Cytovia Therapeutics has entered into a licensing agreement with the National Cancer Institute (NCI) to develop a new “off-the-shelf” immunotherapy for solid tumors.
The immunotherapy is based on “natural killer” or NK immune cells, which have been genetically modified to produce a chimeric antigen receptor, or CAR, that targets a specific cancer protein, Cytovia said in a press release detailing the new collaboration.
The agreement licenses to NCI the use of NK cells modified to target glypican-3 (GPC3), a protein found at high levels in hepatocellular carcinoma cells, one of the main types of liver cancer, as well as other solid tumors.
GPC3 controls the Wnt signaling pathway, which is essential during embryonic development of the liver and the kidney but is mostly “turned off” in adult cells.
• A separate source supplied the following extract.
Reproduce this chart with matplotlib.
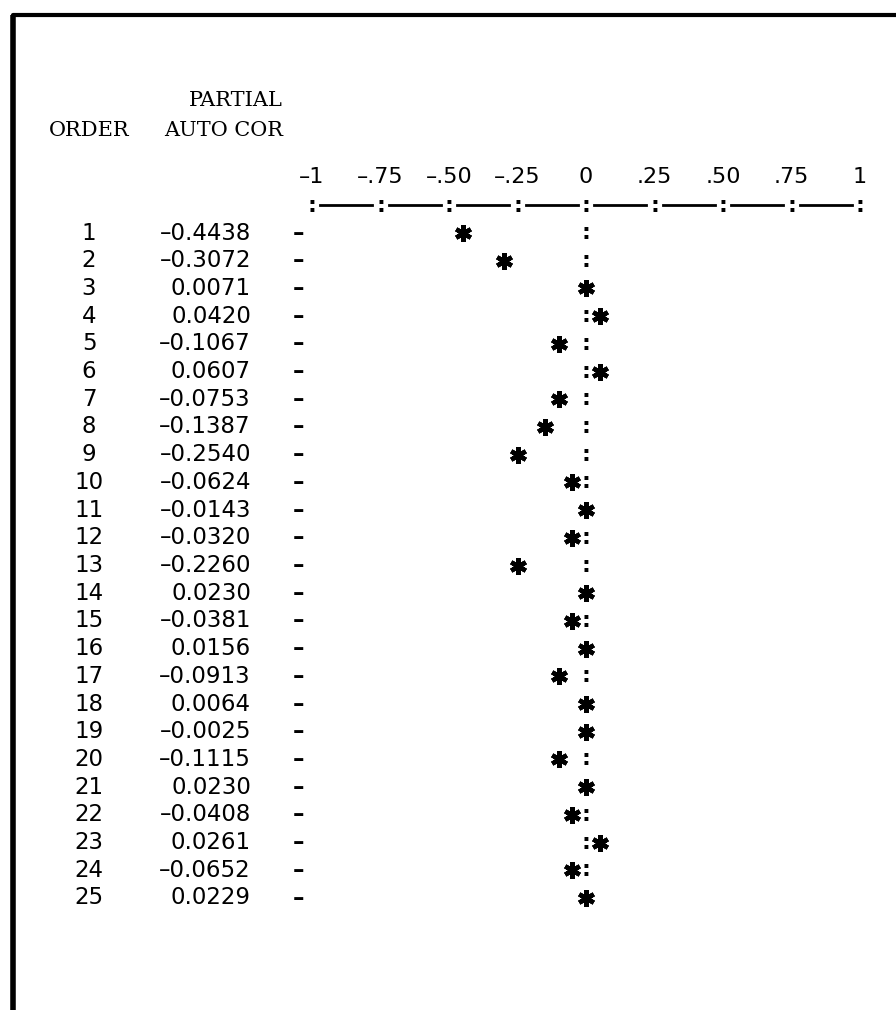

However, cancer cells can reactivate this pathway, leading to uncontrolled division and suppression of the immune response.
The NK cells are derived from a line of induced pluripotent stem cells (iPSCs), fully matured cells that can be reprogrammed back to a stem cell state, where they are able to grow into any type of cell.
Unlike other CAR NK-cell therapies that require researchers to collect a patient’s own NK cells, iPSCs represent a renewable source for the large-scale and cost-effective production of off-the-shelf NK therapies.
The new GPC3 CAR NK-cell therapy couples Cytovia’s gene-edited iPSC-derived NK cell technology with a CAR receptor developed by Mitchell Ho, PhD.
Ho, the director of the antibody engineering program and deputy chief of the laboratory of molecular biology at the NCI Center for Cancer Research, had previously developed humanized CAR receptors targeting the GPC3 protein that helped T-cells eliminate liver cancer cells.
“Natural Killer cells play a major role in the immuno-surveillance of liver cancer. GPC3 is expressed in more than 70% of hepatocellular carcinoma cells but not on healthy cells,” Ho said.
“We look forward to investigating whether GPC3 CAR-NK therapy could provide a new safe and effective off-the-shelf option for patients with liver cancer,” Ho said.
Cytovia and NCI also have established a Cooperative Research and Development Agreement (CRADA), under which the company will collaborate with Ho’s lab to further advance the clinical development of the new immunotherapy.
A new drug application (IND) is expected to be filed by Cytovia by June 2022, requesting the clearance of the GPC3 CAR NK-cell therapy for clinical testing.
“GPC3 is an exciting new validated target for hepatocellular carcinoma, an area of major unmet medical need, as well as other solid tumors,” said Daniel Teper, chairman and CEO of Cytovia.
“We look forward to collaborating with Dr. Ho, a pioneer in GPC3 research, to develop a novel gene-edited, iPSC-derived GPC3 CAR NK that will advance toward a cure for liver cancer,” Teper said.